Maternal diet disrupts the placenta-brain axis in a sex-specific manner

SUMMARY High maternal weight is associated with a number of detrimental outcomes in offspring, including increased susceptibility to neurological disorders such as anxiety, depression, and communicative disorders (e.g. autism spectrum disorders) 1–8 . Despite widespread acknowledgement of sex-biases in the prevalence, incidence, and age of onset of these disorders, few studies have investigated potential sex-biased mechanisms underlying disorder susceptibility. Here, we use a mouse model to demonstrate how maternal high-fat diet, one contributor to overweight, causes endotoxin accumulation in fetal tissue, and subsequent perinatal inflammation influences sex-specific behavioral outcomes in offspring.
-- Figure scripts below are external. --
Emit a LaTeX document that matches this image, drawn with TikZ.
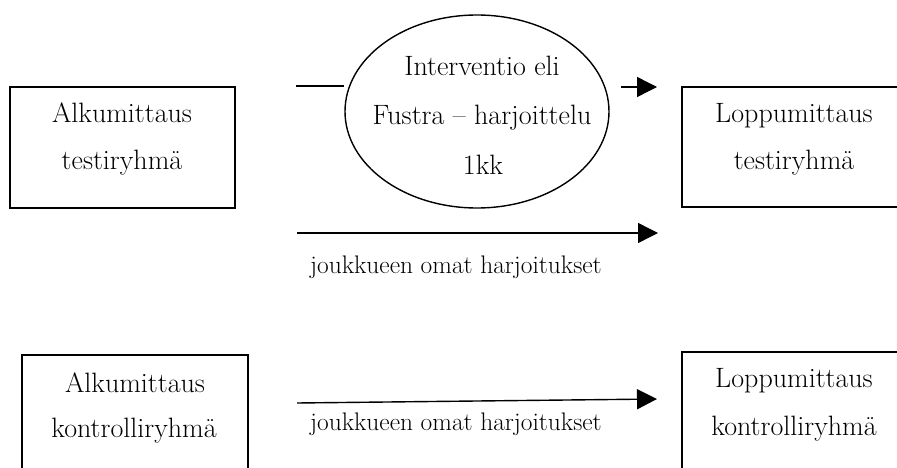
\documentclass[tikz,border=0pt]{standalone}
\usepackage{fontspec}
\usetikzlibrary{arrows.meta,shapes.geometric}
\tikzset{
  boxshape/.style={draw, line width=1.4pt, rectangle, inner sep=0pt},
  ellshape/.style={draw, line width=1.4pt, ellipse, inner sep=0pt},
  txt/.style={anchor=base, inner sep=0pt, font=\fontsize{28}{30}\selectfont},
  etxt/.style={anchor=base, inner sep=0pt, font=\fontsize{28}{30}\selectfont},
  lbl/.style={anchor=base west, inner sep=0pt, font=\fontsize{25.4}{28}\selectfont},
  arr/.style={line width=1.4pt, -{Triangle[length=20pt,width=20pt]}},
  plainline/.style={line width=1.4pt}
}
\begin{document}
\begin{tikzpicture}[x=1pt,y=-1pt]
\clip (0,0) rectangle (897,468);
\fill[white] (0,0) rectangle (897,468);
% boxes
\node[boxshape, minimum width=225pt, minimum height=121pt] (b1) at (122.5,147.5) {};
\node[boxshape, minimum width=238pt, minimum height=120pt] (b2) at (801,147) {};
\node[boxshape, minimum width=226pt, minimum height=135pt] (b3) at (135,422.5) {};
\node[boxshape, minimum width=238pt, minimum height=138pt] (b4) at (801,421) {};
\node[ellshape, minimum width=264pt, minimum height=193pt] (ell) at (477,111.5) {};
% texts
\node[txt] (b1a) at (122,123) {Alkumittaus};
\node[txt] (b1b) at (122,170) {testiryhmä};
\node[txt] (b2a) at (794,123) {Loppumittaus};
\node[txt] (b2b) at (794,170) {testiryhmä};
\node[txt] (b3a) at (135,392) {Alkumittaus};
\node[txt] (b3b) at (134,437) {kontrolliryhmä};
\node[txt] (b4a) at (794,387) {Loppumittaus};
\node[txt] (b4b) at (794,435) {kontrolliryhmä};
\node[etxt] (e1) at (482,76) {Interventio eli};
\node[etxt] (e2) at (482,125) {Fustra – harjoittelu};
\node[etxt] (e3) at (483,175) {1kk};
\node[lbl] (l1) at (310,273) {joukkueen omat harjoitukset};
\node[lbl] (l2) at (310,430) {joukkueen omat harjoitukset};
% connectors
\coordinate (c1) at (296,86);
\draw[plainline] (c1) -- (c1 -| ell.west);
\coordinate (c2s) at (621,87);
\coordinate (c2e) at (657,87);
\draw[arr] (c2s) -- (c2e);
\coordinate (c3s) at (297,233);
\coordinate (c3e) at (658,233);
\draw[arr] (c3s) -- (c3e);
\coordinate (c4s) at (297,403);
\coordinate (c4e) at (657,399);
\draw[arr] (c4s) -- (c4e);
\end{tikzpicture}
\end{document}
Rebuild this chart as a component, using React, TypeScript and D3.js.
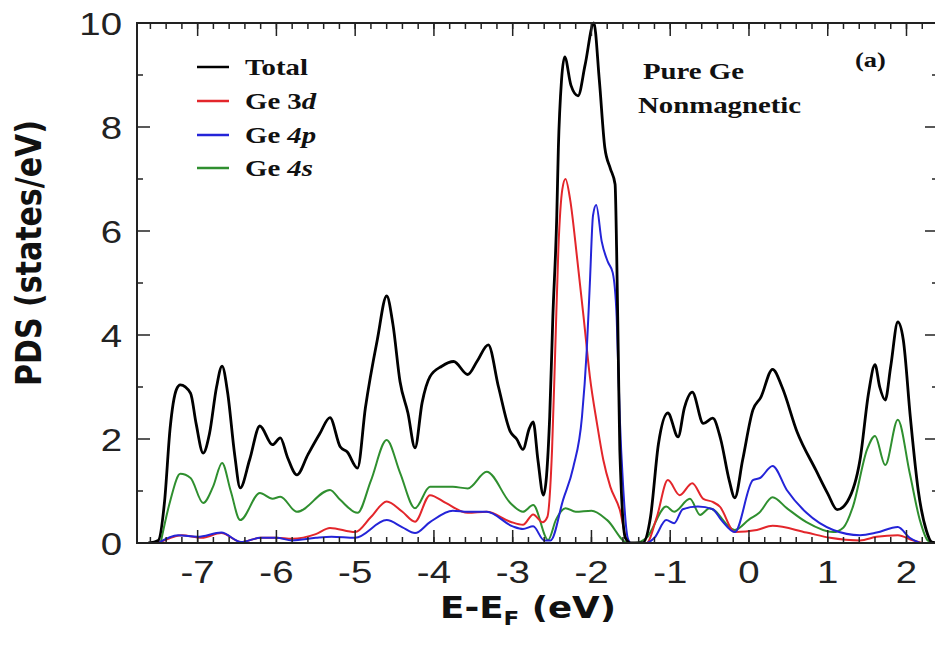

In male high-fat diet offspring, increased macrophage toll like receptor 4 signaling results in excess phagocytosis of serotonin neurons in the developing dorsal raphe nucleus, decreasing serotonin bioavailability in the fetal and adult brain. Bulk sequencing from a large cohort of matched first trimester human fetal brain, placenta, and maternal decidua samples reveals sex-specific transcriptome-wide changes in placenta and brain tissue in response to maternal triglyceride accumulation (a proxy for dietary fat content). Further, we find that fetal brain serotonin levels decrease as maternal dietary fat intake increases in males only. These findings uncover a microglia-dependent mechanism through which maternal diet may impact offspring susceptibility for neuropsychiatric disorder development in a sex-specific manner.